OK, so the Owls are a bunch of douchebags. Sure, they come from Paris and Athens -- but we're talking Texas and Georgia, not France and Greece. And their accents? About as fake as that term paper you wrote for Communications and Popular Culture. Just admit it: the battle between Britney and Christina doesn't constitute an academic subject.

But quite frankly, we don't care. There's something to be said for a nondescript European drawl and a pair of extra-tight Energies. Maybe you haven't gotten the picture yet, but the best version of yourself ... well ... it's just not good enough.
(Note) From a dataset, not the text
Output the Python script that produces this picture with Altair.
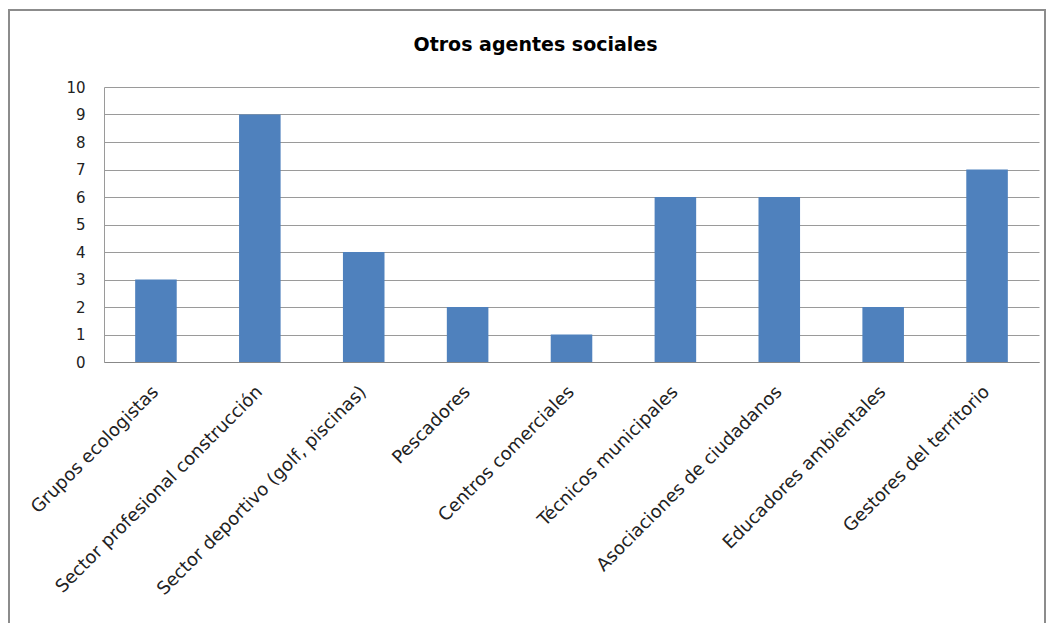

That said, we're continuing to give you some worthwhile alternatives; different molds of you to help your pathetic station in life. As always, feel free to mix between the options -- creating a cocktail, if you will (and believe us, we will) of superior personalities. Some people consider soup kitchens charity, others prefer orphanages. Us? Well, just consider us the Mother Theresas of cool, and you're that drooling, unhip child in Calcutta.

We've done Geek Chic, now enter Eurotrash: an entirely new breed of hip. Some of them hail from across the pond, while others come from your own backyard in the dirty Jerz. Like fake tits and Gucci bags, authenticity comes in second to presentation. You've lived a lie up until now, why stop here. So whip out the styling gel, slap on some chest hair, and let's get crackin'.